As shown in Figure 18, the UK’s most productive cities are located in the Greater South East. In other countries the most productive cities seem to be clustered in specific areas too. For instance Germany has several productive areas: along the Rhine river (among which Dusseldorf, Cologne and Bonn for the Rhine Ruhr, but also Frankfurt, Mannheim and Stuttgart), in the south-eastern Lander of Bavaria (Munich, Ingolstadt, Regensburg) and in some large cities in the North (Bremen, Hamburg). In France, the most productive cities are either the largest (Paris, Lyon, Marseille, Toulouse, Nice) or small cities located around Paris (St-Quentin-en-Yvelines, Versailles, etc). In Italy, the most productive cities are typically small or medium-sized and locate in the northern part of the country.
On the other hand, the map also reveals a clustering of low-productive cities in the north of England, with city productivity ranging from £30,700 to £44,400. Putting aside a few exceptions, cities with a similar level of poor productivity can only be found in the East of Germany and in Eastern Europe.
Box 3: The “productivity puzzle”
As in most European countries, labour productivity in the UK declined as a result of the 2007/08 recession. But while it has picked up elsewhere in the years since, it has continued to stagnate in the UK. In 2014, the level of productivity was 20 percentage points below the average for the G7 economies.14
The Bank of England estimated that the UK productivity in 2014 was 16 percentage points lower than it should have been if the pre-crisis trend had carried on.15 4 percentage points are considered to be caused by mismeasurement issues, 3 to 4 are estimated to be due to reduced investments in capital, and 3 to 5 in slow reallocation of resources and higher firm survival rates during the crisis.
Industrial structure and productivity
Figure 19 compares the productivity of UK cities against that of their closest European neighbour in terms of industrial structure. For each UK city the proportion of jobs in each sector of the economy is compared with that of each other European city of similar size to find the closest match.
The index shows that 46 of the 62 UK cities have a lower productivity than their ‘twin’ city. This means that, for a similar economic structure, these cities produce less output per worker than their nearest comparator. For example, despite their similar economic structure, productivity in Manchester is 35 per cent lower than in Hamburg (Figure 20).
Large cities are punching below their weight
In general larger cities tend to have higher productivity than smaller ones: the 65 European cities with more than 500,000 inhabitants have an overall productivity of £59,600, whereas the European city average is £56,300. But this does not seem to be reflected in the UK (Figure 21).
Among the 12 UK cities with more than 500,000 inhabitants, only three – London, Bristol and Portsmouth – have a higher productivity than the national average, and only London has a higher productivity than the European city average.
In other countries, large but less-productive cities are relatively rare. For instance in Germany, nine of the 14 cities of more than 500,000 inhabitants have a higher productivity than the national average, and eight perform better than the European city average. In Italy, four of the six largest cities have a higher productivity than the national and European city averages.

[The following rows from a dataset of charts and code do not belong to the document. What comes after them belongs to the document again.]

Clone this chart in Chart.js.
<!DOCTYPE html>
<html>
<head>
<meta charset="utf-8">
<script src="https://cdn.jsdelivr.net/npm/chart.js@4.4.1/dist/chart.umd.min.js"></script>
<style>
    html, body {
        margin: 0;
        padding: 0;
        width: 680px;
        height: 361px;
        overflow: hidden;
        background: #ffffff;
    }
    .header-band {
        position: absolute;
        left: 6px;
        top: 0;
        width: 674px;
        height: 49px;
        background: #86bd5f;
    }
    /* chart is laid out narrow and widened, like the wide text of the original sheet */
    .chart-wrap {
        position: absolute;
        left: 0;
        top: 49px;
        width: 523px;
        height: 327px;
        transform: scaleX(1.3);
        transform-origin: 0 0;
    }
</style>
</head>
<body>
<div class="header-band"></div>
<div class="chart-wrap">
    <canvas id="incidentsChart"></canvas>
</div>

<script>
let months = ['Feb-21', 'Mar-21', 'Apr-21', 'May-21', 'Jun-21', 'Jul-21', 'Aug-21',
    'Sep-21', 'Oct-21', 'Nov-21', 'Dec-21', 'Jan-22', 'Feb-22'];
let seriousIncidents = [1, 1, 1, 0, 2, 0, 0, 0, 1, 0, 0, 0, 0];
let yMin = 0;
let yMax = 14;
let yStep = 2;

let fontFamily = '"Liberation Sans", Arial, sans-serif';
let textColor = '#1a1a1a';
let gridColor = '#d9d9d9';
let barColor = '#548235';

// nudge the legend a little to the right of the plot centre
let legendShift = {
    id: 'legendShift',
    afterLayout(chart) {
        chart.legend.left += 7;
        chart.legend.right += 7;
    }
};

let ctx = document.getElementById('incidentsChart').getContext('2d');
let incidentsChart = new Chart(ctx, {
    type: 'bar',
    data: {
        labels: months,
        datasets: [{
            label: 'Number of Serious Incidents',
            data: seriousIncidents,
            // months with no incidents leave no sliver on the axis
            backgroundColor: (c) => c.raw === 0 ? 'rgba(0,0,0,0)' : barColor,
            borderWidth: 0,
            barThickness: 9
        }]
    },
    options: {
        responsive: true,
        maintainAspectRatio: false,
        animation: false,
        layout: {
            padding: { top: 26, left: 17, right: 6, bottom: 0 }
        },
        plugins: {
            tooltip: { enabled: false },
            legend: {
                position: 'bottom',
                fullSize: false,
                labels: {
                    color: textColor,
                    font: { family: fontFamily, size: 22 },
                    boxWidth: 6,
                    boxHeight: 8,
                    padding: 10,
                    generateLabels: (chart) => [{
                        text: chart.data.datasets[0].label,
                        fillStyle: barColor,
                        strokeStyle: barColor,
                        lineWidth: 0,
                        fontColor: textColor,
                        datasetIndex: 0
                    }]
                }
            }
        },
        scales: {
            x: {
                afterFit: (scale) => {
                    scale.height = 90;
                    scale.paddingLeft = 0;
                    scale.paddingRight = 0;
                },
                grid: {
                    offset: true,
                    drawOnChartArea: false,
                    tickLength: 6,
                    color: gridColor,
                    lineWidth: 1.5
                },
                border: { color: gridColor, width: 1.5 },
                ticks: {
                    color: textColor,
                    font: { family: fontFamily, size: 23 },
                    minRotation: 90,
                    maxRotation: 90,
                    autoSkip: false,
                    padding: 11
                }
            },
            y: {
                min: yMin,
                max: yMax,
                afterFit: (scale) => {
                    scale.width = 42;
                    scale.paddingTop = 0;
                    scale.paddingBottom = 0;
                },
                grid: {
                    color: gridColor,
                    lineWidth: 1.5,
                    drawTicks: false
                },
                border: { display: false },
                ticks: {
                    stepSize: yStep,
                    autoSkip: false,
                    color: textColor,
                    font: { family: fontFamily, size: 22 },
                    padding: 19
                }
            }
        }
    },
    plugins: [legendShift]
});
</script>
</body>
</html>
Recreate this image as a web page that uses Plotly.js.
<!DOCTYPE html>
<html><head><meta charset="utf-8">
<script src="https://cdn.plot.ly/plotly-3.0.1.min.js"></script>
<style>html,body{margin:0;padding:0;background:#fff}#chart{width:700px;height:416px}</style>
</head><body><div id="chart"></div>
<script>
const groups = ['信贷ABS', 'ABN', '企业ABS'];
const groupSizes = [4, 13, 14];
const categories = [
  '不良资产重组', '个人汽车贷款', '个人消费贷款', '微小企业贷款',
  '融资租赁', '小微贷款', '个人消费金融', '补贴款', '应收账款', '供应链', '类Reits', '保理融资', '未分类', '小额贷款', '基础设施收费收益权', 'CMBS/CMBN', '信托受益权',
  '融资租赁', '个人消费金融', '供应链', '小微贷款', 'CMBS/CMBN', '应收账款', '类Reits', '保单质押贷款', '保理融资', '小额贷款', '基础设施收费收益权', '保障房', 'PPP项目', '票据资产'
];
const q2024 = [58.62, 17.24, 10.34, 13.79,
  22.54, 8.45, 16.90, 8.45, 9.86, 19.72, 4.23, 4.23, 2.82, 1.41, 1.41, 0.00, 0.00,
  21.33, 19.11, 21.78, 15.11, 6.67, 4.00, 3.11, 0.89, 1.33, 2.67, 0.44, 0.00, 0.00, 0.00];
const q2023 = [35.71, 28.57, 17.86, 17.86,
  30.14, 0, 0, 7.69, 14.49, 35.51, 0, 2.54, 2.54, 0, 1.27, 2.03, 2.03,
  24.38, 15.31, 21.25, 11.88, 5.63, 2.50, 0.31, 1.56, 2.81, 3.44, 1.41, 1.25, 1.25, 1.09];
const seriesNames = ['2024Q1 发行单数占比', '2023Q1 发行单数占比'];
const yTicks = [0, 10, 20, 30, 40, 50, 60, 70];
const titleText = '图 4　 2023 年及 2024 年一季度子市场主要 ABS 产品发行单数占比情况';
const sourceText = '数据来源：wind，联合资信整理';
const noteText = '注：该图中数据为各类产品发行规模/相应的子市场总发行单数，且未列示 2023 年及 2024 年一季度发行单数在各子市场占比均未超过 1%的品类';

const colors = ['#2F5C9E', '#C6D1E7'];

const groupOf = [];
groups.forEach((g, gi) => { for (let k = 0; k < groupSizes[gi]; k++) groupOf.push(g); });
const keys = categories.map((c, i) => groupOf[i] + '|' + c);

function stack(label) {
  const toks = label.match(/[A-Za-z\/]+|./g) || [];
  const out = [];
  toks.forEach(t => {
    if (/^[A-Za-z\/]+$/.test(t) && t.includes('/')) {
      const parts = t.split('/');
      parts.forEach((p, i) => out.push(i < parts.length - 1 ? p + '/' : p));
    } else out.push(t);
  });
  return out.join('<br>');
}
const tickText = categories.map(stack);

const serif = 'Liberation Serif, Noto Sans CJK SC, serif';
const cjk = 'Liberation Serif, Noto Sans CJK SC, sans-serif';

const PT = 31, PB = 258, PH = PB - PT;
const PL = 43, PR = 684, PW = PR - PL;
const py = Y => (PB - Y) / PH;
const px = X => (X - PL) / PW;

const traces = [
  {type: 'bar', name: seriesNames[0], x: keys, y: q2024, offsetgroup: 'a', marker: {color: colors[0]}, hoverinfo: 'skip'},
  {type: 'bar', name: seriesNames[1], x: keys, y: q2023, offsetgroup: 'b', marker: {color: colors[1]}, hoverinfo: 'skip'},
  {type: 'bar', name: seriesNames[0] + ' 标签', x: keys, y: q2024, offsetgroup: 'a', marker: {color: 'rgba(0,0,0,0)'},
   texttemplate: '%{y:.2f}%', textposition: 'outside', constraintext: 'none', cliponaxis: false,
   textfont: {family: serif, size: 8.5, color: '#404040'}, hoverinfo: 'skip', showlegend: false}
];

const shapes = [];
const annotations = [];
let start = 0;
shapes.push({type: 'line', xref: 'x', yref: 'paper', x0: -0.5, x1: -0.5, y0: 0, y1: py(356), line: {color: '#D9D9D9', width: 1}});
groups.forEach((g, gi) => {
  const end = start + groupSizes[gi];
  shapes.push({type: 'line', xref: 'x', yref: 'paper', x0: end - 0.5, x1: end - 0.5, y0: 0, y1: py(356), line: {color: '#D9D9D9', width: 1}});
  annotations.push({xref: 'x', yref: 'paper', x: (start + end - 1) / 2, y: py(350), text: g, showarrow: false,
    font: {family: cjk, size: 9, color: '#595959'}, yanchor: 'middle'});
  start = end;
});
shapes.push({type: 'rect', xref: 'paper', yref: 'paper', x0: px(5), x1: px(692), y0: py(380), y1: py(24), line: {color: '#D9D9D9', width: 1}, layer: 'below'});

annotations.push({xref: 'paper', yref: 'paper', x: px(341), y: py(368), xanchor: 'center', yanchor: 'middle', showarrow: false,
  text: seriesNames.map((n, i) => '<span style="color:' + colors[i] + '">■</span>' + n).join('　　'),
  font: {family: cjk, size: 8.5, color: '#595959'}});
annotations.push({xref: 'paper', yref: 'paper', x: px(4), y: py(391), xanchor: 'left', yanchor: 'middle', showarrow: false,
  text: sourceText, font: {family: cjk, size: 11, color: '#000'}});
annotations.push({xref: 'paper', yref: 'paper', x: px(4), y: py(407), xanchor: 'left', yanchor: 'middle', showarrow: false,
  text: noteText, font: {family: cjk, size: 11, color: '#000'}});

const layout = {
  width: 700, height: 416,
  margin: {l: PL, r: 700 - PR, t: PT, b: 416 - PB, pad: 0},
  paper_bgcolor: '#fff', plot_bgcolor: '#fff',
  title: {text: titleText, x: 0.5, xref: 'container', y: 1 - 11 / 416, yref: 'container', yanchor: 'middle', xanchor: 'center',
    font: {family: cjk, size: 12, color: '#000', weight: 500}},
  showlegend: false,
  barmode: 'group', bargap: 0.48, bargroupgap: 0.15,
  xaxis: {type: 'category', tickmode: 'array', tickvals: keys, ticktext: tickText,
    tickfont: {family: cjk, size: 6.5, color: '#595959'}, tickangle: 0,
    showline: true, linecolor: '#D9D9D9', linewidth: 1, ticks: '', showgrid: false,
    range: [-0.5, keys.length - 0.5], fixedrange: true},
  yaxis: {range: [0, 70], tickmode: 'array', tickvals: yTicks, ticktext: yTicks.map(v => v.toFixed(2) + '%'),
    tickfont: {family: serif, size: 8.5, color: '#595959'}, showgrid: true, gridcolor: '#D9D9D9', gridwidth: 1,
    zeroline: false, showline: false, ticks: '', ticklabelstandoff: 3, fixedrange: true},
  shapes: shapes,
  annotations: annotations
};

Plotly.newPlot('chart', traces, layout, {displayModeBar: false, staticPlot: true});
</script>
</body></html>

In France, three of the eight largest cities are above the national average but five are above the European city average.
This result reflects research by the OECD, which found that larger cities tended to be more productive than their national averages, apart from the UK. This suggests that large cities in particular in the UK are failing to realise the benefits of agglomeration compared to their European counterparts.